This all started with me getting sick. I caught some sort of virus and was stuck feverish, aching, coughing and feeling like I was going to die. Now, being sick for everyone is generally not fun. And I will admit, I’m somewhat of a baby when I’m sick. My anxiety shoots through the roof…i have panic attacks for no explainable reason and it makes whatever illness I have much more uncomfortable.
This last time started with a cough. Then a fever and aches…then throwing up. And most of that day while I was going through this, my husband was busy helping other people (as he often is). I tried very hard not to bother him or stress him out…but I found myself missing him and I finally broke down and sent a text “when are you going to be home for the day? I don’t feel good”. He came home and like the awesome man he is, he laid down with me in bed and turned on a movie, and put his hand on my back. Even though I still felt like crud and was dry heaving….my anxiety lifted immensely.

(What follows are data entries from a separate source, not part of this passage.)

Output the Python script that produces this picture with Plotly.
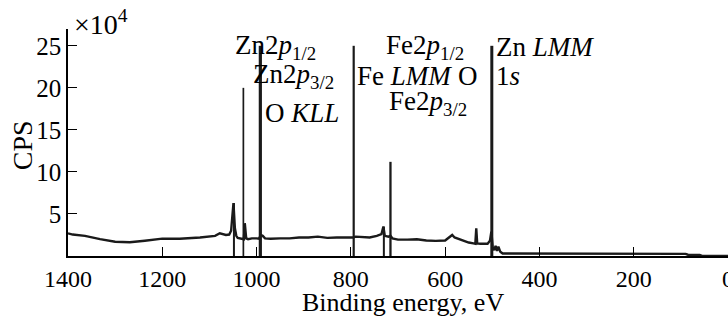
import plotly.graph_objects as go

# Spectrum (binding energy in eV, CPS in units of 10^4)
energy = [1400, 1390, 1364, 1332, 1300, 1269, 1237, 1200, 1163, 1120, 1088, 1078,
          1065, 1058, 1054, 1052, 1049, 1046, 1043, 1040, 1035, 1030, 1027, 1025,
          1022, 1018, 1010, 1000, 995, 991, 987, 982, 970, 950, 930, 910, 890, 870,
          850, 830, 810, 795, 790, 775, 760, 745, 735, 731, 728, 720, 716, 712, 700,
          680, 660, 640, 620, 600, 590, 585, 580, 570, 560, 550, 540, 536, 534, 532,
          525, 510, 505, 502, 499, 496, 493, 490, 487, 483, 478, 400, 200, 90, 85,
          60, 55, 0]
cps = [2.7, 2.55, 2.4, 2.0, 1.7, 1.63, 1.82, 2.06, 2.06, 2.2, 2.4, 2.7,
       2.5, 2.55, 3.0, 4.2, 6.3, 3.3, 2.4, 2.15, 2.1, 2.1, 2.0, 3.9,
       2.1, 2.0, 2.1, 2.1, 2.05, 2.5, 2.4, 2.1, 2.05, 2.1, 2.1, 2.2, 2.2, 2.3,
       2.15, 2.2, 2.15, 2.2, 2.3, 2.25, 2.2, 2.4, 2.6, 3.5, 2.4, 2.3, 2.4, 2.1, 1.95,
       1.95, 2.0, 1.85, 1.8, 1.85, 2.3, 2.5, 2.2, 2.0, 1.85, 1.6, 1.5, 1.45, 3.3, 1.5,
       1.45, 1.45, 1.8, 2.9, 1.0, 0.7, 1.2, 0.6, 1.1, 0.5, 0.3, 0.28, 0.28, 0.25, 0.15,
       0.12, 0.02, 0.0]

# Vertical peak markers (position in eV, top in 10^4 CPS)
stick_energy = [1048, 1028, 992, 794, 730, 716, 501]
stick_height = [6.3, 20.0, 25.0, 25.0, 3.5, 11.2, 25.0]
stick_width = [2, 1.7, 3.2, 2.2, 2, 2.3, 3]

x_ticks = [1400, 1200, 1000, 800, 600, 400, 200, 0]
x_tick_labels = ["1400", "1200", "1000", "800", "600", "400", "200", "0"]
y_ticks = [5, 10, 15, 20, 25]

# Peak labels: (text, left edge in eV, centre height in 10^4 CPS)
label_text = ["Zn2<i>p</i><sub>1/2</sub>", "Zn2<i>p</i><sub>3/2</sub>", "O <i>KLL</i>",
              "Fe2<i>p</i><sub>1/2</sub>", "Fe <i>LMM</i>", "O", "1<i>s</i>",
              "Fe2<i>p</i><sub>3/2</sub>", "Zn <i>LMM</i>"]
label_energy = [1050, 1012, 986, 729, 791, 576, 497, 723, 496]
label_height = [24.9, 21.45, 16.95, 24.9, 21.45, 21.45, 21.45, 18.2, 24.9]

FONT = "Liberation Serif, Times New Roman, serif"
INK = "#1a1a1a"

fig = go.Figure()
for e, h, w in zip(stick_energy, stick_height, stick_width):
    fig.add_trace(go.Scatter(x=[e, e], y=[0, h], mode="lines",
                             line=dict(color=INK, width=w), hoverinfo="skip"))
fig.add_trace(go.Scatter(x=energy, y=cps, mode="lines",
                         line=dict(color=INK, width=2.4), hoverinfo="skip"))

for t, e, h in zip(label_text, label_energy, label_height):
    fig.add_annotation(x=e, y=h, xref="x", yref="y", text=t, showarrow=False,
                       xanchor="left", yanchor="middle",
                       font=dict(family=FONT, size=27, color="black"))

fig.add_annotation(x=0.006, y=1.03, xref="paper", yref="paper",
                   text="×10<sup>4</sup>", showarrow=False,
                   xanchor="left", yanchor="middle",
                   font=dict(family=FONT, size=28, color="black"))

# axis titles
fig.add_annotation(x=0.508, y=-0.203, xref="paper", yref="paper",
                   text="Binding energy, eV", showarrow=False,
                   xanchor="center", yanchor="middle",
                   font=dict(family=FONT, size=26, color="black"))
fig.add_annotation(x=-0.069, y=0.49, xref="paper", yref="paper",
                   text="CPS", showarrow=False, textangle=-90,
                   xanchor="center", yanchor="middle",
                   font=dict(family=FONT, size=28, color="black"))

fig.update_layout(
    width=728, height=320,
    margin=dict(l=68, r=0, t=29, b=64),
    paper_bgcolor="white", plot_bgcolor="white",
    showlegend=False,
    font=dict(family=FONT, size=25, color="black"),
)
fig.update_xaxes(range=[1400, 0], tickvals=x_ticks, ticktext=x_tick_labels,
                 ticks="inside", ticklen=9, automargin=False,
                 ticklabeloverflow="allow",
                 tickcolor="black", tickwidth=1.2, showline=True, linecolor="black",
                 linewidth=1.5, showgrid=False, zeroline=False,
                 tickfont=dict(family=FONT, size=24))
fig.update_yaxes(range=[0, 27], tickvals=y_ticks, ticks="inside", ticklen=9,
                 automargin=False,
                 tickcolor="black", tickwidth=1.2, showline=True, linecolor="black",
                 linewidth=1.5, showgrid=False, zeroline=False,
                 tickfont=dict(family=FONT, size=25))

fig.write_html("out.html")
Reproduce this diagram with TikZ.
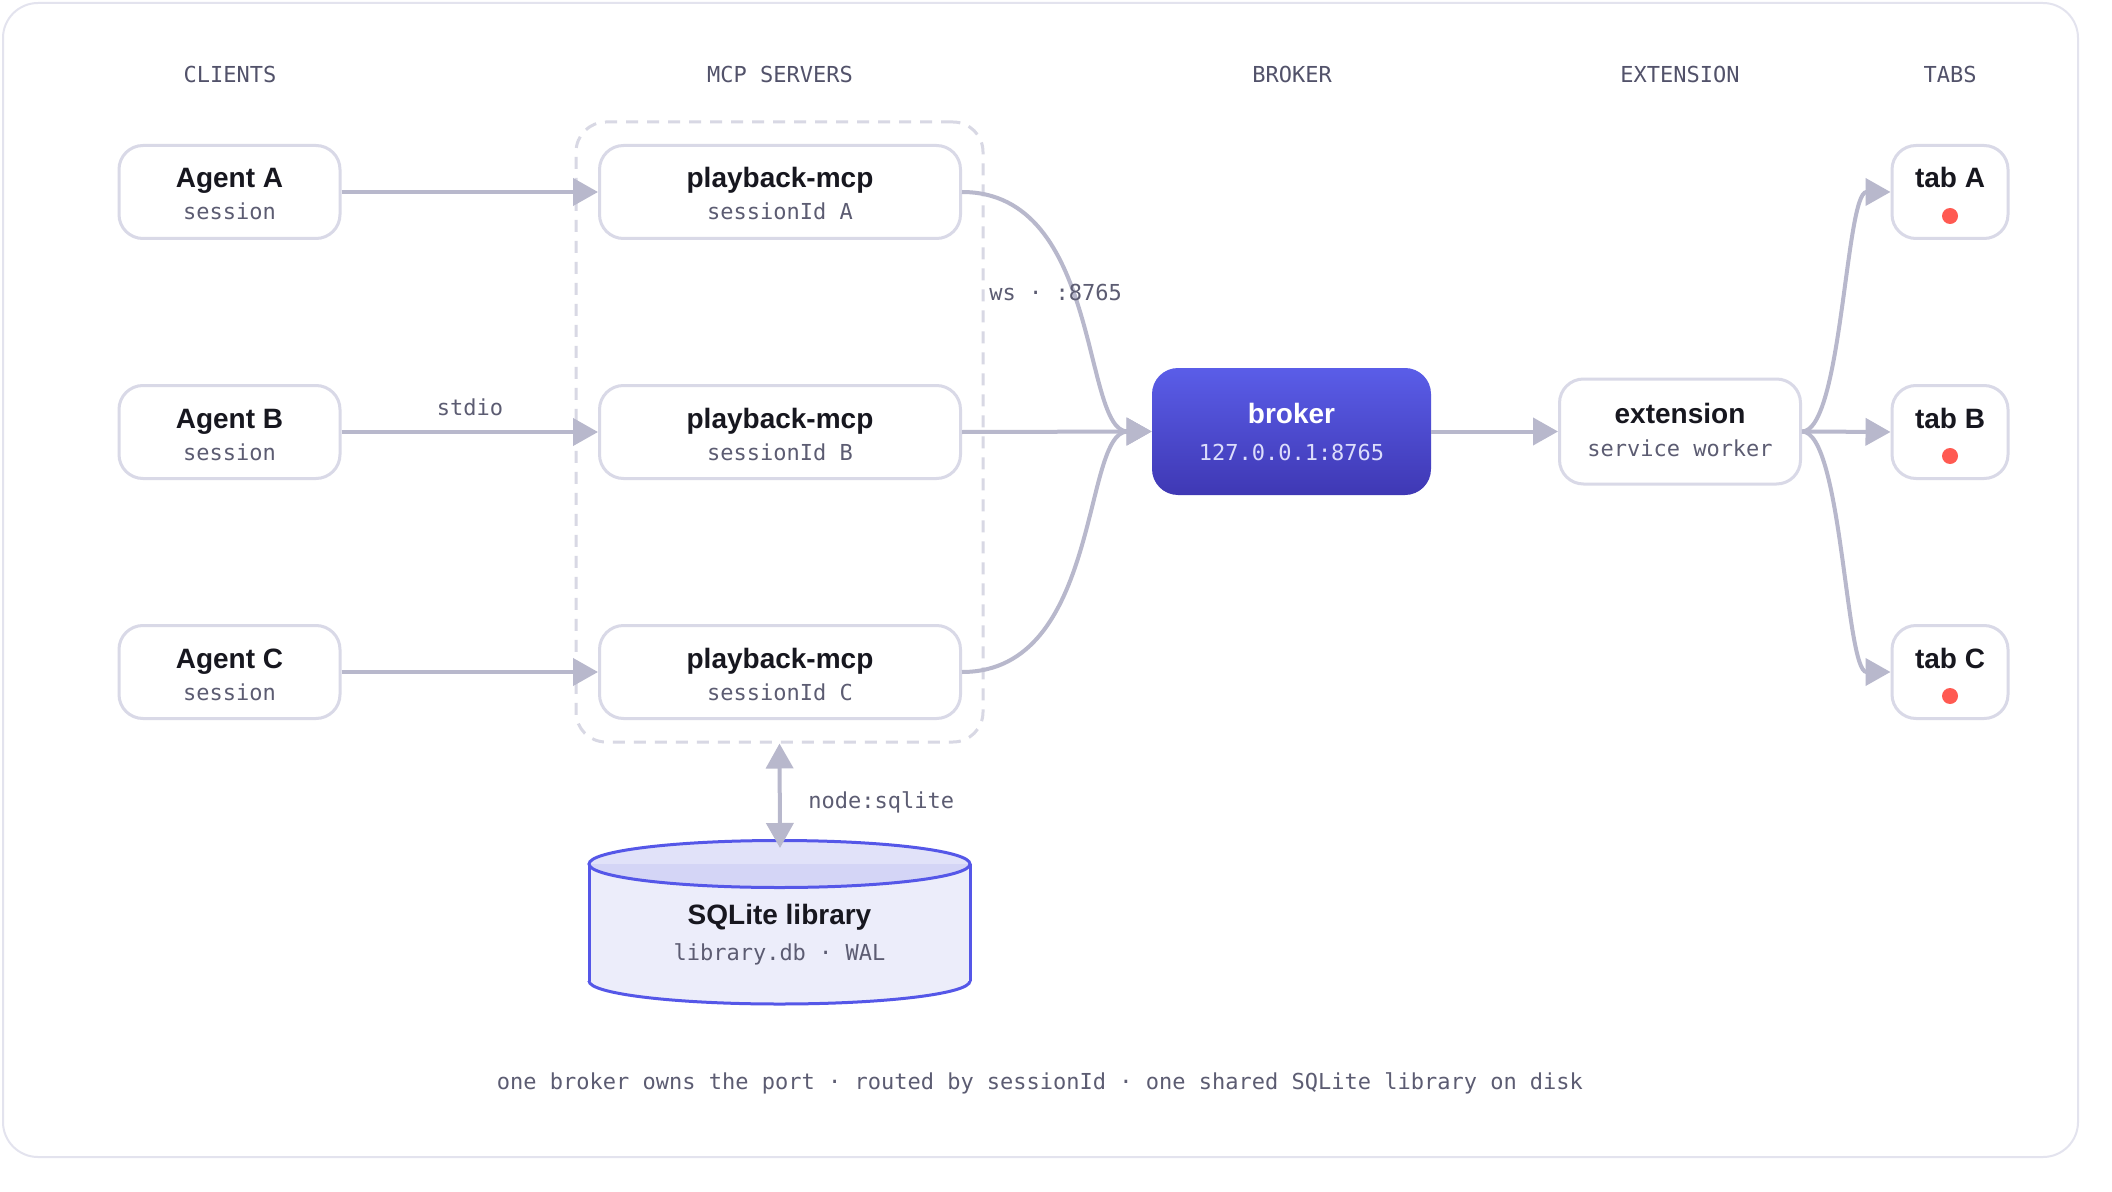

And then texts from my best friend and mom….just knowing they were “with me”…in my corner, fighting it with me. I refer to this week from last winter as probably the toughest week for me. Not only did I get Influenza A (it started with me) but then three of my four children and my husband all got it too. I’m a wreck with anxiety when I’m sick….it spikes my cortisol and just makes me incredibly anxious. I used to not ask for help, not tell people when I was sick or anxious….I never wanted to “burden” people. But as I’ve gotten older, and the more I’ve learned to manage my anxiety, the more I’ve learned that dealing with things alone makes them 100 times worse…it grows the monsters my mind turns every day worries into and they become next to unmanageable. By sharing this and allowing others to help me when I need it (and in return helping others when they need it….it gives you a hit of dopamine in your brain to help others, really it does) I become much stronger and more capable. Relationships truly do heal!